According to the Harvard T.H. Chen School of Public Health “long-vilified for their high cholesterol content by well-meaning doctors and scientists researching heart disease, eggs now seem to be making a bit of a comeback. While it’s true that just one egg yolk has 200 mg of cholesterol—making it one of the richest sources of dietary cholesterol—eggs also contain additional nutrients that may help lower the risk for heart disease “. <read more>
However, although I can agree with physicians and scientists on the fact that one egg a day is ok, not all eggs are equal. How can you compare the quality of eggs laid by caged hens with the eggs of pastured hens? What are the most nourishing, healthy eggs for our family? Can we trust the labels? You might have noticed the many choices available: “free-range,” “farm-fresh,” “pasture-raised”, “organic”, “vegetarian-fed” …

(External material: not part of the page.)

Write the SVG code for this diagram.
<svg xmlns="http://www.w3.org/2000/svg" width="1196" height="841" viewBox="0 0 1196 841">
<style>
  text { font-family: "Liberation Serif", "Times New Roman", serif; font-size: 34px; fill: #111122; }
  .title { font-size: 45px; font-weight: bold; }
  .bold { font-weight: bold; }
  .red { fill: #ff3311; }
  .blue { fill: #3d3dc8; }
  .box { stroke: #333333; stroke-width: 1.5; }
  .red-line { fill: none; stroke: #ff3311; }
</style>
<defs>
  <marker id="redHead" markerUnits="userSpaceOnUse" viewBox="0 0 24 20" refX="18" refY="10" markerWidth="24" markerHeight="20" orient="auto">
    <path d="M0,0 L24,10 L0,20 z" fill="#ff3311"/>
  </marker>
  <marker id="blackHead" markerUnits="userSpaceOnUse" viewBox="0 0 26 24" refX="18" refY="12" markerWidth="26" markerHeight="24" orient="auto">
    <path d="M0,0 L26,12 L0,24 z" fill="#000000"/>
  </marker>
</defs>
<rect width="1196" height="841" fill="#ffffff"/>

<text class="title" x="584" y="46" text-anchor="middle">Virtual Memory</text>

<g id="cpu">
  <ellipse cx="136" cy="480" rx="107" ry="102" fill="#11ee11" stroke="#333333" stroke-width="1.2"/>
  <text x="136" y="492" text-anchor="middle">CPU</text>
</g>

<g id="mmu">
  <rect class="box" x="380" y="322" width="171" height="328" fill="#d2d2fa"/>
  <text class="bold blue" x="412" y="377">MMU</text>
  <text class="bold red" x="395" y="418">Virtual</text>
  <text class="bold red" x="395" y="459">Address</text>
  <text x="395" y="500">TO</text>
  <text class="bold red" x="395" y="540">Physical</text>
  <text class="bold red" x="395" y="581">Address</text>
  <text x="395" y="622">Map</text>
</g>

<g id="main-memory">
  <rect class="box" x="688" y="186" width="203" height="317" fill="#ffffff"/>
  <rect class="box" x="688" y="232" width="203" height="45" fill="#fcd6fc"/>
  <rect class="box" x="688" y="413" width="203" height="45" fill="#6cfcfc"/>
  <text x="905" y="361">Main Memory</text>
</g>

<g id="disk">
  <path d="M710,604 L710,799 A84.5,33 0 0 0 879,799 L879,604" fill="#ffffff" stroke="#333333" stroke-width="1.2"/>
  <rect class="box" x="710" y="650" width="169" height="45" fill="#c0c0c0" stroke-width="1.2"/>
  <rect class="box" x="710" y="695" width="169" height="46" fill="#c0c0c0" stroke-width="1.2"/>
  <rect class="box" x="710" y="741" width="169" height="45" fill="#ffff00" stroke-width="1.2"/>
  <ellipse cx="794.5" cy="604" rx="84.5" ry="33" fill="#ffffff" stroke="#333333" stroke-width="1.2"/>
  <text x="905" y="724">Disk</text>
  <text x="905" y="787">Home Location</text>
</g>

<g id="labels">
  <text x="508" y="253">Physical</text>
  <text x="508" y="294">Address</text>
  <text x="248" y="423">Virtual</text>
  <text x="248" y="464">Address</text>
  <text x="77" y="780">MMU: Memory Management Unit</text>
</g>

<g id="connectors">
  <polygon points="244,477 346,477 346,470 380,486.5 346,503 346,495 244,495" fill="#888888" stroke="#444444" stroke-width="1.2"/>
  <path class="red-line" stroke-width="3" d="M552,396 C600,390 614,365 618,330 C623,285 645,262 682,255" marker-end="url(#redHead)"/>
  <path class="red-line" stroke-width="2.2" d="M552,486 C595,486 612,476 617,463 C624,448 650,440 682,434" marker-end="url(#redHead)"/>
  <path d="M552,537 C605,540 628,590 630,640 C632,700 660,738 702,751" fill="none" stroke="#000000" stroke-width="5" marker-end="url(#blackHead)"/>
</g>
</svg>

MISLEADING LABELS: According to the law, “free-range” doesn’t really mean much of anything. In fact “free-range” can simply mean that the hens have “access” to the outside for as little as five minutes a day! They may not even choose to go outside, and when they do, they may simply be walking out into a concrete slab devoid of any bugs, larvae, or grass.

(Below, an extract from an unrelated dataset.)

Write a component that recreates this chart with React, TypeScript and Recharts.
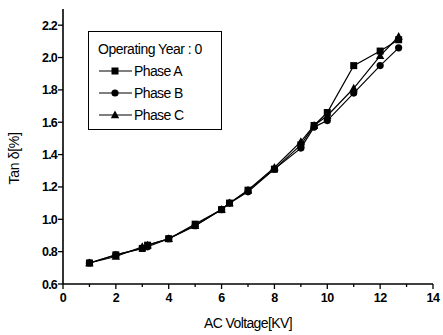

A similar thing can be said for the “cage-free” label. All that means is that rather than being crammed into cages stacked on top of each other, hens are cage-free. They can still be confined indoors for their entire lives, never seeing a day of sunshine.
Even “organic” eggs only guarantee that the chicken was fed organic feed and isn’t receiving antibiotics. They could still have limited or no access to the outside, and their diet is surely unnatural.
BEST CHOICE : Pastured eggs from a local farmer (aka Real Eggs). Chickens live their entire lives outdoors, in the pasture, picking through cow dung, eating bugs and grass, basking in the sun. Their feed may or may not be supplemented with anything other than what God and Nature provide in the field. If it is supplemented, a non-soy feed is best. Pick these up at your local farmer’s markets, or use Craigslist or another local ad service to find someone raising hens who would like to part with excess eggs.
Did You Know?
- While chicken eggs are the most common variety (especially in the U.S.), eggs from a range of birds—including ducks and quail—are also consumed worldwide.
- Brown eggs are not more nutritious than white. The color and size of an egg are determined by the breed of hen, which can produce white, cream, brown, blue, green or speckled eggs! The color of the yolk is also not reflective of nutritional value but the type of poultry feed.
- Eggs vary in available sizes from medium to jumbo, but eggs graded “large” are the standard size preferred in recipes.